Mientras la mayoría de los españoles centra su atención en lo que sucederá en Portugal con nuestra selección, esta noche en Bruselas se decide algo tan importante cómo las posibilidades que tendrá nuestro país para moverse dentro de los límites de una Constitución Europea en la que retóricamente todos hablan de solidaridad, pero en la práctica cada cual procura arrimar el ascua del articulado a la sardina de sus intereses nacionales. No hay que escandalizarse, porque esto siempre fue así, y las llamadas a la fraternidad están muy bien para los juegos florales y las ruedas de prensa, pero por debajo de la mesa cada país trata de sacar las mayores ventajas. Va a ser algo complicado saber cómo se ha resuelto nuestra papeleta, y si nos pisarán los callos en el futuro o no dispondremos de vendas para las heridas. Entre la satisfacción de Moratinos que nos comunicará que nunca España brilló tan alto y cayó tan simpática, y las críticas de Rajoy, que nos informará de que hemos hecho un papelón, y que esto va a ser un desastre, tendremos que sumar y dividir por dos, a ver si nos hacemos una idea de lo que se nos avecina.

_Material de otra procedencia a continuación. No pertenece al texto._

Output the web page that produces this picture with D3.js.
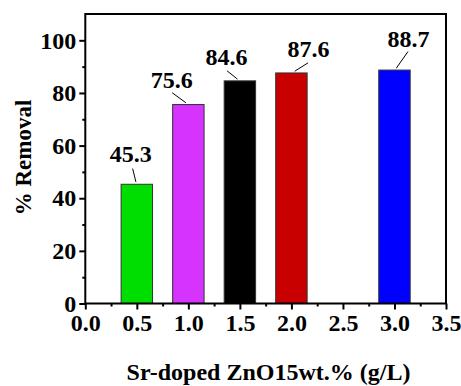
<!DOCTYPE html>
<html><head><meta charset="utf-8">
<script src="https://cdn.jsdelivr.net/npm/d3@7"></script>
<style>body{margin:0;background:#fff}</style></head>
<body><svg id="chart" width="461" height="386" font-family="Times New Roman" font-weight="bold"></svg>
<script>
const doses = [0.5, 1.0, 1.5, 2.0, 3.0];
const removal = [45.3, 75.6, 84.6, 87.6, 88.7];
const barColors = ["#00dd00", "#d633ff", "#000000", "#c80000", "#0000ff"];
const xTicks = [0, 0.5, 1, 1.5, 2, 2.5, 3, 3.5];
const xMinor = [0.25, 0.75, 1.25, 1.75, 2.25, 2.75, 3.25];
const yTicks = [0, 20, 40, 60, 80, 100];
const yMinor = [10, 30, 50, 70, 90];
const xTitle = "Sr-doped ZnO15wt.% (g/L)";
const yTitle = "% Removal";
// annotation placement: pixel offsets from each bar's top-centre
const labelOffsets = [[-6,-22],[-16.5,-16.8],[-13.4,-15.7],[17.1,-15.7],[14,-22.8]];
const leaderFrom = [[-4.2,-15.7],[-16.2,-11.8],[-12.8,-10],[16.6,-10.1],[13.5,-18.5]];
const leaderTo = [[-0.9,-2.3],[-2.5,-1.8],[-2.4,-1.7],[3.3,-1.7],[1.8,-1.8]];

function styleText(sel, px) {
  sel.attr("font-family", "Times New Roman")
     .attr("font-weight", "bold")
     .attr("font-size", px)
     .attr("fill", "#000");
}

const svg = d3.select("#chart");
const L = 85.3, R = 446, T = 14, B = 303.5;
const x = d3.scaleLinear().domain([0, 3.5]).range([L, R]);
const y = d3.scaleLinear().domain([0, 110]).range([B, T]);
const bw = x(0.305) - x(0);

// bars
svg.append("g").selectAll("rect").data(doses).join("rect")
  .attr("x", (d) => x(d) - bw/2)
  .attr("y", (d,i) => y(removal[i]))
  .attr("width", bw)
  .attr("height", (d,i) => y(0) - y(removal[i]))
  .attr("fill", (d,i) => barColors[i])
  .attr("stroke", "#333").attr("stroke-width", 1);

// axes
const gx = svg.append("g").attr("transform", `translate(0,${B})`)
  .call(d3.axisBottom(x).tickValues(xTicks).tickSize(6).tickPadding(4).tickFormat(d3.format(".1f")));
const gxm = svg.append("g").attr("transform", `translate(0,${B})`)
  .call(d3.axisBottom(x).tickValues(xMinor).tickSize(3).tickFormat(""));
const gy = svg.append("g").attr("transform", `translate(${L},0)`)
  .call(d3.axisLeft(y).tickValues(yTicks).tickSize(6).tickPadding(3));
const gym = svg.append("g").attr("transform", `translate(${L},0)`)
  .call(d3.axisLeft(y).tickValues(yMinor).tickSize(3).tickFormat(""));
[gx, gxm, gy, gym].forEach(g => {
  g.attr("font-family", "Times New Roman").attr("font-size", 24).attr("font-weight", "bold");
  g.select(".domain").remove();
  g.selectAll(".tick line").attr("stroke", "#000").attr("stroke-width", 2);
  styleText(g.selectAll("text"), 24);
});

// frame
svg.append("rect").attr("x", L).attr("y", T).attr("width", R - L).attr("height", B - T)
  .attr("fill", "none").attr("stroke", "#000").attr("stroke-width", 2);

// value labels + leader lines
const ann = svg.append("g");
doses.forEach((d, i) => {
  const cx = x(d), cy = y(removal[i]);
  ann.append("line")
    .attr("x1", cx + leaderFrom[i][0]).attr("y1", cy + leaderFrom[i][1])
    .attr("x2", cx + leaderTo[i][0]).attr("y2", cy + leaderTo[i][1])
    .attr("stroke", "#000").attr("stroke-width", 1);
  const t = ann.append("text")
    .attr("x", cx + labelOffsets[i][0]).attr("y", cy + labelOffsets[i][1])
    .attr("text-anchor", "middle")
    .text(removal[i].toFixed(1));
  styleText(t, 24);
});

// titles
styleText(svg.append("text").attr("x", 268.5).attr("y", 380).attr("text-anchor", "middle").text(xTitle), 24);
styleText(svg.append("text").attr("transform", "translate(31,157.5) rotate(-90)")
  .attr("text-anchor", "middle").text(yTitle), 23);
</script></body></html>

Pero, en cualquier caso, es deslumbrante que, hace muy pocos días, se haya demostrado el desinterés de la ciudadanía por las personas que nos iban a representar en el Parlamento Europeo y, a la semana siguiente, se perciba una atención hegemónica por los resultados de la selección española en la Copa de Europa que se celebra en Portugal, mientras en Bruselas se deciden reglas que nos afectarán a nosotros y a nuestros hijos, sin que parezca que esto mueva no ya a entusiasmo, sino a curiosidad. A lo mejor, para revitalizar este interés habría que enviar a los jugadores de la selección como parlamentarios, o poner a jugar al fútbol a los elegidos el pasado domingo. No lo sé, ni caería nunca en la soberbia tentación de abroncar a las mayorías, vicio en el que tan a menudo caen nuestros políticos. Pero no puedo evitar una sensación tan inquietante como molesta.